**EXERCISE OBJECTIVE:**
Scan the data below. Pull out each line where "this" occurs.

— begin —

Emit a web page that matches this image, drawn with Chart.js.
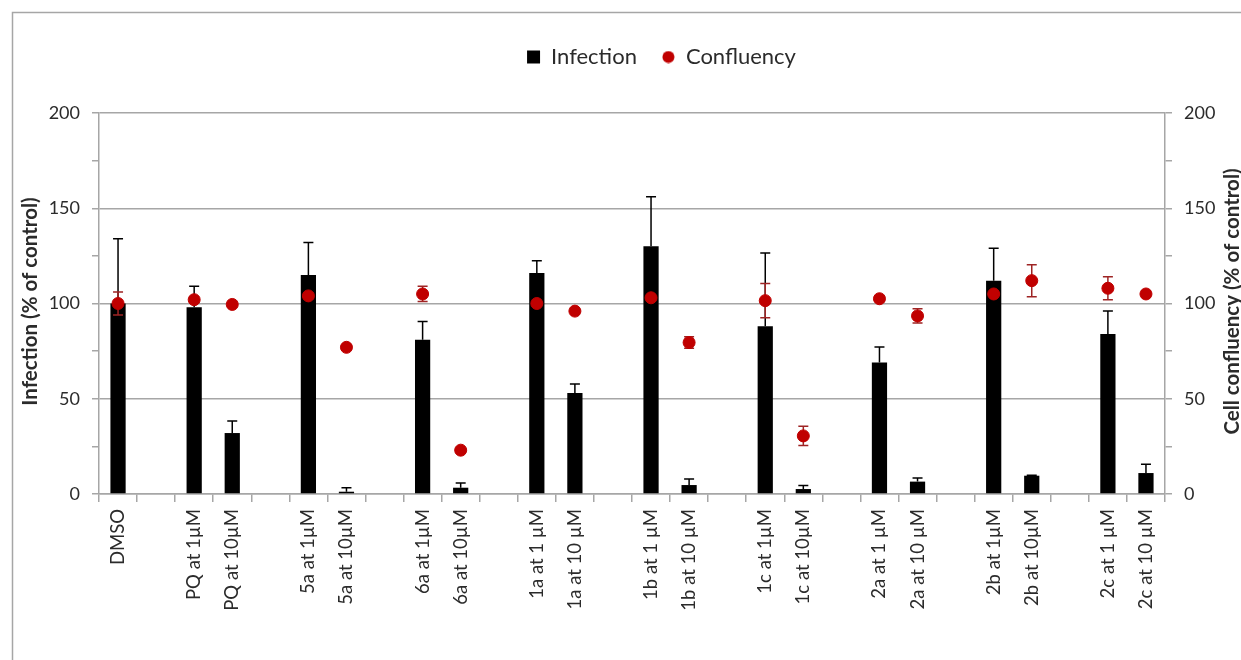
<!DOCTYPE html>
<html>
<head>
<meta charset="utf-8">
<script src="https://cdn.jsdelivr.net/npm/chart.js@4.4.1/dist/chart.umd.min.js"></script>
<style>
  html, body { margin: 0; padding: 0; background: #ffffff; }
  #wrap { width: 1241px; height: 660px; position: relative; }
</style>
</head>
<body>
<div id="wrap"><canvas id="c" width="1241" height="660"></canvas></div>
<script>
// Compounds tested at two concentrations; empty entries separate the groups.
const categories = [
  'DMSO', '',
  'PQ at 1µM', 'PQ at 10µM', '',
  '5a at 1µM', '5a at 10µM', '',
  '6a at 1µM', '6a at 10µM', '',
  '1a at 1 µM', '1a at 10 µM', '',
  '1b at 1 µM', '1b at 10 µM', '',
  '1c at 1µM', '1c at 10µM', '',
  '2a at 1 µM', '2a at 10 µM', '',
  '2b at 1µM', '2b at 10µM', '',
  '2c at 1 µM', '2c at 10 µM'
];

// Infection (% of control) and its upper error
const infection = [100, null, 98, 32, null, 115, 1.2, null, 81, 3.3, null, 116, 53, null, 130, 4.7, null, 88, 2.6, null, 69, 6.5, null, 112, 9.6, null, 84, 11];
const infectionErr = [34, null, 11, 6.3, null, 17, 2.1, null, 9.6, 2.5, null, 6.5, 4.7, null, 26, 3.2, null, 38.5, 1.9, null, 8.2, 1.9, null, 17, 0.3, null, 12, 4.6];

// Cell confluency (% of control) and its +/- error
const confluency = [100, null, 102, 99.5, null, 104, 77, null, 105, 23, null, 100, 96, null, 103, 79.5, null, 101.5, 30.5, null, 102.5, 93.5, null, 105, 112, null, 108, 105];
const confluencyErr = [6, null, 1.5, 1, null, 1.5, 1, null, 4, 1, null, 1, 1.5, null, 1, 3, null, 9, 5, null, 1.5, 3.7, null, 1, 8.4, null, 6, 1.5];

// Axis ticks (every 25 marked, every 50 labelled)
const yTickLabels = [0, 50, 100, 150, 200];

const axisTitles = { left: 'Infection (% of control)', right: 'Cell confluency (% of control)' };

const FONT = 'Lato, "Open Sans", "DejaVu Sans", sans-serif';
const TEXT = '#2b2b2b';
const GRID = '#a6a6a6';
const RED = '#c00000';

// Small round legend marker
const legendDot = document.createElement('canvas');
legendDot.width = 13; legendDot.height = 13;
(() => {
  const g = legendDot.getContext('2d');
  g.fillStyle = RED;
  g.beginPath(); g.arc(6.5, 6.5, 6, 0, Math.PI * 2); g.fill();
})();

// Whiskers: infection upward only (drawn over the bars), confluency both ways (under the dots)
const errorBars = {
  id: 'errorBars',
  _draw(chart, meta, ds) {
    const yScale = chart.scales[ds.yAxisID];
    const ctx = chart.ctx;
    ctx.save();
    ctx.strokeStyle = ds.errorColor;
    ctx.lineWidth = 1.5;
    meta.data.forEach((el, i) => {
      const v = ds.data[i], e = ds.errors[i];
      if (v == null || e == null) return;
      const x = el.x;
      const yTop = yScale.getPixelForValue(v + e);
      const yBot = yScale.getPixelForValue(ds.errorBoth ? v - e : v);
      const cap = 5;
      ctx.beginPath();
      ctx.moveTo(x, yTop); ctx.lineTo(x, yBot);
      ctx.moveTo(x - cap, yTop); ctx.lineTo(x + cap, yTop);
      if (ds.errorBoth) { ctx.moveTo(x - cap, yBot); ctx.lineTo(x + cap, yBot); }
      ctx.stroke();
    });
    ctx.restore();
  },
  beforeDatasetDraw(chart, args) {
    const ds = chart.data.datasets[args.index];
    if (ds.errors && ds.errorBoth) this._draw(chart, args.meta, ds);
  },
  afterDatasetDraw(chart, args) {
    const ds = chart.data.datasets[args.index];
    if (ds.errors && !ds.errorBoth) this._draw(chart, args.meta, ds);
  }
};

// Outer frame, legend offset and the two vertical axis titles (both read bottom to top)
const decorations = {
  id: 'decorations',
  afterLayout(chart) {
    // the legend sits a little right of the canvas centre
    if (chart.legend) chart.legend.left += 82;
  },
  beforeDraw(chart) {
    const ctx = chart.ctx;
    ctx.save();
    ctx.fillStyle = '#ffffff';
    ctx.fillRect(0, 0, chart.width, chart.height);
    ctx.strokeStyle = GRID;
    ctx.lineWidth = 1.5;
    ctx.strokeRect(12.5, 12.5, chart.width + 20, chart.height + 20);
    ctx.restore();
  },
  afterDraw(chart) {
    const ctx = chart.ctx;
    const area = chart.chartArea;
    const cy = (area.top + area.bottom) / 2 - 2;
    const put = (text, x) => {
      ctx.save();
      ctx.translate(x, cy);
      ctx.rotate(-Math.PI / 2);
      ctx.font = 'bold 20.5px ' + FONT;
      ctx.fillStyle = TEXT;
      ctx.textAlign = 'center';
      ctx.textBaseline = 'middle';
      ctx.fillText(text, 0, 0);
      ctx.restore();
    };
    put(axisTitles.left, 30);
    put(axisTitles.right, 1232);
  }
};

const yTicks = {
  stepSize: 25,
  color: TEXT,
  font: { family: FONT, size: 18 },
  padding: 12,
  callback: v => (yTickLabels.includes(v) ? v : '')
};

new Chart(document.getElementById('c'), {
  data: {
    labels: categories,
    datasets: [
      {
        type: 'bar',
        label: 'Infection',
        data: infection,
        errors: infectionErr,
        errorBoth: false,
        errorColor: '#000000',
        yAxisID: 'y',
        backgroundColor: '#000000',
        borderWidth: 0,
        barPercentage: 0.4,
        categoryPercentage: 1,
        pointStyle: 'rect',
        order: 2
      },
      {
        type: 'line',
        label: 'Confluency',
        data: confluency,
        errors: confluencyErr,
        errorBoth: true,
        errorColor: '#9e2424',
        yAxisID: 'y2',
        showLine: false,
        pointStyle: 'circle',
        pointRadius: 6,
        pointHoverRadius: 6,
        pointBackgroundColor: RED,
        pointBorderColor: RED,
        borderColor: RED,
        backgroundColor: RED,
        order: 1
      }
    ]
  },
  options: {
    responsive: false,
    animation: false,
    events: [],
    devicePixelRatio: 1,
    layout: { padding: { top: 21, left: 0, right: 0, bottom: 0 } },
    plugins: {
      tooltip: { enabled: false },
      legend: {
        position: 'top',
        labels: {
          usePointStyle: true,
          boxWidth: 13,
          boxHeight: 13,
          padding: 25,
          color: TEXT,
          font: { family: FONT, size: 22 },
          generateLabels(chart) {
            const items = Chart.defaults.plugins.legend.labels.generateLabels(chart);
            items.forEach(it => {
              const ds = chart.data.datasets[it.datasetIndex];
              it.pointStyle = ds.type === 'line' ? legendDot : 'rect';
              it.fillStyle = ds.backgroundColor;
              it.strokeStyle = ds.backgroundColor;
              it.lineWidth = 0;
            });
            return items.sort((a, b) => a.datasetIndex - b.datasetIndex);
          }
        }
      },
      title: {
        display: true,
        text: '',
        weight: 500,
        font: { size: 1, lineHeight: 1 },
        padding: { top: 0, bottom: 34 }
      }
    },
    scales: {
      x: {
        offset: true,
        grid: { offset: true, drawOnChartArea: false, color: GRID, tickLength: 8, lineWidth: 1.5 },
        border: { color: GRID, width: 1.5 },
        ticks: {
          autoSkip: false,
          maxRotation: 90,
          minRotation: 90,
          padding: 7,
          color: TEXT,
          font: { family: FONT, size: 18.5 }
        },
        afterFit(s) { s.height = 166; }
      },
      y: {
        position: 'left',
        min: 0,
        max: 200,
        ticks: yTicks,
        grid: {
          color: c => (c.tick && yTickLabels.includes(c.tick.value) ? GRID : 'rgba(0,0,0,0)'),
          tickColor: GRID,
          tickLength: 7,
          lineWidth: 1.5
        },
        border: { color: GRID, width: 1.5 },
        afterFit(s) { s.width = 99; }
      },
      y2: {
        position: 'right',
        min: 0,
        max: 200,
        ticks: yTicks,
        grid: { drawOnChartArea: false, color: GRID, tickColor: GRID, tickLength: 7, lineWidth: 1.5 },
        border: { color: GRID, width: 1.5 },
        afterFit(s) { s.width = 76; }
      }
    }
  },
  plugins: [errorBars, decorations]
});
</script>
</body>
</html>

— end —
— begin —

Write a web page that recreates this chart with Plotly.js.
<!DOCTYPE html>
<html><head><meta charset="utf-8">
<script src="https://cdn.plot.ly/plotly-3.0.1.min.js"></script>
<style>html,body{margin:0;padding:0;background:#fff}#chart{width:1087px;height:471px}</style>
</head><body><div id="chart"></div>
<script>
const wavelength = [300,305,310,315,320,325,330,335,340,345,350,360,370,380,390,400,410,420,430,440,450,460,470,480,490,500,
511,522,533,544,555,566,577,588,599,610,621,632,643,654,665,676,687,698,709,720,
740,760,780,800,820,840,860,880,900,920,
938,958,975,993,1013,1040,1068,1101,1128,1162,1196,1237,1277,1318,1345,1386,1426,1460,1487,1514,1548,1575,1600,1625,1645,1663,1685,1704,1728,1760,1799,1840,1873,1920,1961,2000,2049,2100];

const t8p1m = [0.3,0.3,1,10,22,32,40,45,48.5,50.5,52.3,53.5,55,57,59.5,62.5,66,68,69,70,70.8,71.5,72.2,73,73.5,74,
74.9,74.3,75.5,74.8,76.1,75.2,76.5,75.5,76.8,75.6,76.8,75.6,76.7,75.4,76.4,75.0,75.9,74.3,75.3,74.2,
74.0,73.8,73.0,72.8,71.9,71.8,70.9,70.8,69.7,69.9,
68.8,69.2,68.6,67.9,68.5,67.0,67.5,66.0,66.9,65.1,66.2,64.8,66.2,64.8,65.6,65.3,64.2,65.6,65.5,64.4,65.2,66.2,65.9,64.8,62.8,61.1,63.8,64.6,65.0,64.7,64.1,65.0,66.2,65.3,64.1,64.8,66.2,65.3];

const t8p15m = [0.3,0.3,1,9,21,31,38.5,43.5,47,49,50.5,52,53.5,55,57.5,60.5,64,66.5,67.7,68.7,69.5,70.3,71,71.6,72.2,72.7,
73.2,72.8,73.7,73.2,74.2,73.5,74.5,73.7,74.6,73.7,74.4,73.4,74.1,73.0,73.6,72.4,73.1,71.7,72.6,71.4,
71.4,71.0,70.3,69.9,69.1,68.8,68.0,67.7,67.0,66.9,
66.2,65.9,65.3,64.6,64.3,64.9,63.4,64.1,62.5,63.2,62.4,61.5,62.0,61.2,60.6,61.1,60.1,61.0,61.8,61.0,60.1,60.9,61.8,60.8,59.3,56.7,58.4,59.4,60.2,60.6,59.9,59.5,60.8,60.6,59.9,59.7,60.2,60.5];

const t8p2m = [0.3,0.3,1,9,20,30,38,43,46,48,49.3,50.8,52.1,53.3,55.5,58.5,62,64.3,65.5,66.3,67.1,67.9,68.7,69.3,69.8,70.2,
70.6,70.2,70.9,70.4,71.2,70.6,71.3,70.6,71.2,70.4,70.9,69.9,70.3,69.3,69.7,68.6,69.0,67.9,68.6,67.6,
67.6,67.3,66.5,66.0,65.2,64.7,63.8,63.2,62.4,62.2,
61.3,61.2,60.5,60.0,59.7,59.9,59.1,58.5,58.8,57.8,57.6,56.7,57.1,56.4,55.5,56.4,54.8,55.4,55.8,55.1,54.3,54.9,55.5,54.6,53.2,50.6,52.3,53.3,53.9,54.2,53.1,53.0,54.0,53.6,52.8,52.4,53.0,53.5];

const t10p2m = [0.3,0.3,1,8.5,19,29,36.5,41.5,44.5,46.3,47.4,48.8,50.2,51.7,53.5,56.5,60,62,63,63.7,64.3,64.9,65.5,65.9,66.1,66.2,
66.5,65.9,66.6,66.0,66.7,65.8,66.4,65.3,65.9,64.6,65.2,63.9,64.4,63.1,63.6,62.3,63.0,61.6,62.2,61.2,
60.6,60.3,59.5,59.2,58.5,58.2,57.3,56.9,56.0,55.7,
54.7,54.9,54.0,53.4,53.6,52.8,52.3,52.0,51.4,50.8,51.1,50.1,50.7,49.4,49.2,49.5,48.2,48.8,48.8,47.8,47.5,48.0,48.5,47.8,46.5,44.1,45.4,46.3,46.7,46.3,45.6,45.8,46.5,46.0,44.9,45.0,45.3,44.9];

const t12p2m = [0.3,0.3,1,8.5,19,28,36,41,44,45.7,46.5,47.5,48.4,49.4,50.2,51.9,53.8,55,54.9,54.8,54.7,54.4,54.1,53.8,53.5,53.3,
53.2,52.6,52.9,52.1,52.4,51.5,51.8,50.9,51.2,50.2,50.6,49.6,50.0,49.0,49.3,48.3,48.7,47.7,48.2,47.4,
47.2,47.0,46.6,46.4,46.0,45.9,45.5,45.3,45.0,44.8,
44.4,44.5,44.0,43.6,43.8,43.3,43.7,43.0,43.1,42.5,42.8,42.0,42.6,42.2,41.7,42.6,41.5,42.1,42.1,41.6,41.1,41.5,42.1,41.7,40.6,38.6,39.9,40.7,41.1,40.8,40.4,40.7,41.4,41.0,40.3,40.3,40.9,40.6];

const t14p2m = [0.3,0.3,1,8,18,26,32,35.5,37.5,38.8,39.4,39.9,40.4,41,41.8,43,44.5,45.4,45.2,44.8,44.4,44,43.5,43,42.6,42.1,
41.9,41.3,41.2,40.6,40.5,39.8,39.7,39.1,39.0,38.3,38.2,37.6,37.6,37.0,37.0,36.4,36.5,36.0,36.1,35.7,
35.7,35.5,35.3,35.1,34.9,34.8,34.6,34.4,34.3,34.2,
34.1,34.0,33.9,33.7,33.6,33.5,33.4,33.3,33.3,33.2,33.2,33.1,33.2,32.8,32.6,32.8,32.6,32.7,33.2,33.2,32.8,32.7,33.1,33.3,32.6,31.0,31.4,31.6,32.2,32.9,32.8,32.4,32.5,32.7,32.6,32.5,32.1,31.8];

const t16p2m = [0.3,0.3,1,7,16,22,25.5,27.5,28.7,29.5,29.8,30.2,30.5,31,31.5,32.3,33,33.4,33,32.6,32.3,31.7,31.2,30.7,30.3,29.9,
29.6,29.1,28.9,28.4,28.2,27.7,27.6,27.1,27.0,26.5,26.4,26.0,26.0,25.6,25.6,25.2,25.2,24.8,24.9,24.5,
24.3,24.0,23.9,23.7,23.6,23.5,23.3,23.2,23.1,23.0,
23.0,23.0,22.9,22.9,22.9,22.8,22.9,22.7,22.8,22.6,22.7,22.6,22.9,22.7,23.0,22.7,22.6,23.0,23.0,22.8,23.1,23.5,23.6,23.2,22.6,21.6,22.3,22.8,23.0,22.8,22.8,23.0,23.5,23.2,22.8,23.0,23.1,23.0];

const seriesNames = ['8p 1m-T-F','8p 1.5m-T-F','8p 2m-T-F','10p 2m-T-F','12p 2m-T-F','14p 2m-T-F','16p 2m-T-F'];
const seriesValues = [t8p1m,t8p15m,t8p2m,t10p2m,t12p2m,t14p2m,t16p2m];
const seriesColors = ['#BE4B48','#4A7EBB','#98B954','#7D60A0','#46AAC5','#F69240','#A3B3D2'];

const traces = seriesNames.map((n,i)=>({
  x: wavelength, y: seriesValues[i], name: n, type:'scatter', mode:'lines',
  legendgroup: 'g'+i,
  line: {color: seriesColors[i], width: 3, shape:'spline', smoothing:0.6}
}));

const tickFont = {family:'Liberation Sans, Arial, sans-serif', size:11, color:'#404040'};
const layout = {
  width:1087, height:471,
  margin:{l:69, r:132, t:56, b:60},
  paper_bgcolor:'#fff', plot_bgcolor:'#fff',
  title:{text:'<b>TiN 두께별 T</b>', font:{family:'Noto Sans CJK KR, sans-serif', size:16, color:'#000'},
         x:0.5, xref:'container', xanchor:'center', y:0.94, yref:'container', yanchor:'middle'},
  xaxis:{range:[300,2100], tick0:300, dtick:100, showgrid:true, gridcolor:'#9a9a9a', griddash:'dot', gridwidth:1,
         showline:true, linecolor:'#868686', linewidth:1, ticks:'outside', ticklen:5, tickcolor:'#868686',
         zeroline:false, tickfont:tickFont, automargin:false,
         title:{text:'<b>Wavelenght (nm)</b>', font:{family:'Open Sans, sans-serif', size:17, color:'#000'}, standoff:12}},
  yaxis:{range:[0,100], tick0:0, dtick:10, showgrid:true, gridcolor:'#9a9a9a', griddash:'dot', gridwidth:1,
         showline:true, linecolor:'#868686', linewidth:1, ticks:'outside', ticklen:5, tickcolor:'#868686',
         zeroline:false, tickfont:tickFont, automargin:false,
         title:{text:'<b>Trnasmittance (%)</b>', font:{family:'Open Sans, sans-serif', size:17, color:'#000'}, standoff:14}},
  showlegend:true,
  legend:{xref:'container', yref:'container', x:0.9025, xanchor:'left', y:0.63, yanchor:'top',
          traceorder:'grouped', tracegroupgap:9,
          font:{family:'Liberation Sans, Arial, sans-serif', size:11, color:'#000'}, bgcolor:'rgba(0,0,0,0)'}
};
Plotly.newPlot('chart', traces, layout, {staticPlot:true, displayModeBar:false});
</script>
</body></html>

— end —
— begin —

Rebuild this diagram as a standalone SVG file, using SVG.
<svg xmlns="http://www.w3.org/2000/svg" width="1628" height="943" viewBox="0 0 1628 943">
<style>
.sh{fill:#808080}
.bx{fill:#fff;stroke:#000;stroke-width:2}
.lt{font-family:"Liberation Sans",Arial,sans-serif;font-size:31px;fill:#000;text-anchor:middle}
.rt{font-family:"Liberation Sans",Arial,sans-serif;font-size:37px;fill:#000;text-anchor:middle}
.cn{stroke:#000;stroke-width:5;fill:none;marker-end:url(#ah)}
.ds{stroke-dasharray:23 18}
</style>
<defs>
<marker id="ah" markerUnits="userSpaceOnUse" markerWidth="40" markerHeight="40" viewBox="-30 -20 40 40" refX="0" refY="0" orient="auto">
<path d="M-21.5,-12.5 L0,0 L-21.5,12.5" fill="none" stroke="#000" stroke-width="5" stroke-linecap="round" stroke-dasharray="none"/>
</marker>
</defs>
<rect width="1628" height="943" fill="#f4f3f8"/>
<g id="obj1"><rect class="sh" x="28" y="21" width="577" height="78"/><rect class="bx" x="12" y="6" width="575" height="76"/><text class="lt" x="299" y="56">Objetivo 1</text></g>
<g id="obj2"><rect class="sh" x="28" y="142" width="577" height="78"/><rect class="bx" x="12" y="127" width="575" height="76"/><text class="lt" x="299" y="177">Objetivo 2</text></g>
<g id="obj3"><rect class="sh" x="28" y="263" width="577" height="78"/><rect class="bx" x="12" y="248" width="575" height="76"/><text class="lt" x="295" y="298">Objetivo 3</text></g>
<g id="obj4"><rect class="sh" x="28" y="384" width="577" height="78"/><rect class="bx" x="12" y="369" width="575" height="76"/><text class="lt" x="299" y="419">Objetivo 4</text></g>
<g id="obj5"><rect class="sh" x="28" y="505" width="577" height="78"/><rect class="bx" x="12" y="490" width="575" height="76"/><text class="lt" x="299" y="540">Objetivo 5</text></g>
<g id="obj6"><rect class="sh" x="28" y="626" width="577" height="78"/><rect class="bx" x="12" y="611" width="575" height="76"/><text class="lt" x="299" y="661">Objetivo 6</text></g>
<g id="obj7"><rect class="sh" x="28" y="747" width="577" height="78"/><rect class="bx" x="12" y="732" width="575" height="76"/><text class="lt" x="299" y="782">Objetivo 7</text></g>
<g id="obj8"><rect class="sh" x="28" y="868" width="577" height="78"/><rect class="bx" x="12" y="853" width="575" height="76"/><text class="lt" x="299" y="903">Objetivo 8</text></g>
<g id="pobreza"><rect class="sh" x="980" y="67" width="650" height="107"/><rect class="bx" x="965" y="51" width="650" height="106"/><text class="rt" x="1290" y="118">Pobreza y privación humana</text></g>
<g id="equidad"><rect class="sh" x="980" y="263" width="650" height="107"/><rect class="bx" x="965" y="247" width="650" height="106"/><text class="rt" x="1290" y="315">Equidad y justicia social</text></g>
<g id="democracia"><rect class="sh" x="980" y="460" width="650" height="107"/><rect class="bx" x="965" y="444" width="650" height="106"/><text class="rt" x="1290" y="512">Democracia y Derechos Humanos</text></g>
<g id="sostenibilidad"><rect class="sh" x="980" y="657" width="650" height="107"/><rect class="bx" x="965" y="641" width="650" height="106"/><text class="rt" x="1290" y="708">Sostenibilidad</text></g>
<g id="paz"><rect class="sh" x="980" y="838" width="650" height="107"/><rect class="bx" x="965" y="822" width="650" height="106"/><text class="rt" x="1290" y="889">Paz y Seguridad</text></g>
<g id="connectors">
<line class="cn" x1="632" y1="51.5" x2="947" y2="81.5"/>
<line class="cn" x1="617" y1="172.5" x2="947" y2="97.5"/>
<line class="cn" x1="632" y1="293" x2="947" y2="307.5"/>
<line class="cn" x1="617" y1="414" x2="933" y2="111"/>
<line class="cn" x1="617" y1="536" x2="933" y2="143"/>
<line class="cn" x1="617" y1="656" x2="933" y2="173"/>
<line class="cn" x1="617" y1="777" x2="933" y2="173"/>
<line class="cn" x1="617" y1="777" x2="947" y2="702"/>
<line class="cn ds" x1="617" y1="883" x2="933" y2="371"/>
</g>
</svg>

— end —

**OUTPUT BELOW:**
Emit a web page that matches this image, drawn with Chart.js.
    if (ds.errors && ds.errorBoth) this._draw(chart, args.meta, ds);
    if (ds.errors && !ds.errorBoth) this._draw(chart, args.meta, ds);
Write a web page that recreates this chart with Plotly.js.
Rebuild this diagram as a standalone SVG file, using SVG.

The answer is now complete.